The counit components are defined using the universal property of the quotient from the corresponding counit component for the adjunction between categories and quivers.

Equations

• CategoryTheory.ReflQuiv.adj.counit.app C = CategoryTheory.Quotient.lift CategoryTheory.Cat.FreeReflRel (CategoryTheory.Quiv.adj.counit.app C) ⋯

@[simp]

theorem CategoryTheory.ReflQuiv.adj.counit.app_map (C : CategoryTheory.Cat) (a : CategoryTheory.Quotient CategoryTheory.Cat.FreeReflRel) (b : CategoryTheory.Quotient CategoryTheory.Cat.FreeReflRel) (hf : a ⟶ b) : (CategoryTheory.ReflQuiv.adj.counit.app C).map hf = Quot.liftOn hf (fun (f : a.as ⟶ b.as) => (CategoryTheory.Quiv.adj.counit.app C).map f) ⋯

@[simp]

theorem CategoryTheory.ReflQuiv.adj.counit.app_obj (C : CategoryTheory.Cat) (a : CategoryTheory.Quotient CategoryTheory.Cat.FreeReflRel) : (CategoryTheory.ReflQuiv.adj.counit.app C).obj a = (CategoryTheory.Quiv.adj.counit.app C).obj a.as

@[simp]

theorem CategoryTheory.ReflQuiv.adj.counit.component_eq (C : CategoryTheory.Cat) : (CategoryTheory.Cat.FreeRefl.quotientFunctor ↑C).comp (CategoryTheory.ReflQuiv.adj.counit.app C) = CategoryTheory.Quiv.adj.counit.app C

The counit of ReflQuiv.adj is closely related to the counit of Quiv.adj.

@[simp]

theorem CategoryTheory.ReflQuiv.adj.counit.component_eq' (C : Type u_1) [CategoryTheory.Category.{max u_1 u_2, u_1} C] : (CategoryTheory.Cat.FreeRefl.quotientFunctor C).comp (CategoryTheory.ReflQuiv.adj.counit.app (CategoryTheory.Cat.of C)) = CategoryTheory.Quiv.adj.counit.app (CategoryTheory.Cat.of C)

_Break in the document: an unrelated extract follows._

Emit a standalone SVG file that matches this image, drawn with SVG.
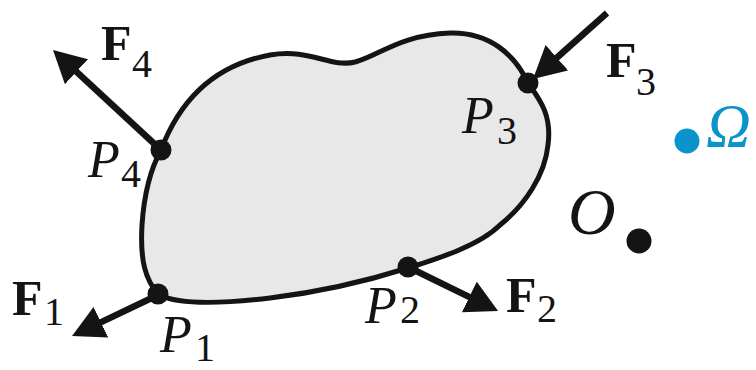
<svg xmlns="http://www.w3.org/2000/svg" width="756" height="370" viewBox="0 0 756 370">
<style>
.body{fill:#e8e8e8;stroke:#141414;stroke-width:5;stroke-linejoin:round}
.vec{stroke:#141414;stroke-width:6.5;fill:none;marker-end:url(#ah)}
.pt{fill:#141414}
.it{font-family:"Liberation Serif",serif;font-style:italic;fill:#141414}
.bf{font-family:"Liberation Serif",serif;font-weight:bold;font-size:50px;fill:#141414}
.sub{font-family:"Liberation Serif",serif;font-style:normal;font-weight:normal;font-size:40px}
.blue{fill:#0b94cc}
</style>
<defs>
<marker id="ah" markerUnits="userSpaceOnUse" viewBox="0 0 32 34" refX="2" refY="17" markerWidth="32" markerHeight="34" orient="auto">
<path d="M0,0 L32,17 L0,34 Z" fill="#141414"/>
</marker>
</defs>
<g id="body">
<path class="body" d="M159,295 C145,280 140,260 142,225 C144,195 150,170 161,150 C180,100 215,65 270,55 C310,48 330,68 355,62 C380,55 400,35 450,33 C490,32 515,55 528,83 C540,100 552,115 548,145 C545,175 525,205 500,225 C480,245 440,258 408,268 C370,280 320,292 270,298 C220,304 180,305 159,295 Z"/>
</g>
<g id="connectors">
<line class="vec" x1="161" y1="150" x2="75" y2="70.4"/>
<line class="vec" x1="607" y1="13" x2="555.4" y2="59"/>
<line class="vec" x1="158" y1="295" x2="99.1" y2="323.1"/>
<line class="vec" x1="408" y1="267" x2="471.1" y2="297.8"/>
</g>
<g id="P1"><circle class="pt" cx="158" cy="294" r="10.5"/><text class="it" font-size="52" x="160" y="352">P<tspan class="sub" x="195" y="361">1</tspan></text></g>
<g id="P2"><circle class="pt" cx="408" cy="267" r="10.5"/><text class="it" font-size="52" x="365" y="323">P<tspan class="sub" x="400" y="323">2</tspan></text></g>
<g id="P3"><circle class="pt" cx="528" cy="83" r="10.5"/><text class="it" font-size="52" x="462" y="133">P<tspan class="sub" x="497" y="144">3</tspan></text></g>
<g id="P4"><circle class="pt" cx="161" cy="150" r="10.5"/><text class="it" font-size="52" x="88" y="177">P<tspan class="sub" x="121" y="187">4</tspan></text></g>
<g id="F1"><text class="bf" x="12" y="315">F<tspan class="sub" x="44" y="325">1</tspan></text></g>
<g id="F2"><text class="bf" x="506" y="312">F<tspan class="sub" x="537" y="322">2</tspan></text></g>
<g id="F3"><text class="bf" x="606" y="77">F<tspan class="sub" x="636" y="95">3</tspan></text></g>
<g id="F4"><text class="bf" x="101" y="60">F<tspan class="sub" x="132" y="77">4</tspan></text></g>
<g id="O"><circle class="pt" cx="639" cy="241" r="12.5"/><text class="it" font-size="66" x="568" y="234">O</text></g>
<g id="Omega"><circle class="blue" cx="687" cy="141" r="12.5"/><text class="it blue" font-size="62" x="706" y="146">Ω</text></g>
</svg>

The counit of ReflQuiv.adj is closely related to the counit of Quiv.adj. For ease of use, we introduce primed version for unbundled categories.

def CategoryTheory.ReflQuiv.adj : CategoryTheory.Cat.freeRefl ⊣ CategoryTheory.ReflQuiv.forget

The adjunction between forming the free category on a reflexive quiver, and forgetting a category to a reflexive quiver.

Equations

• One or more equations did not get rendered due to their size.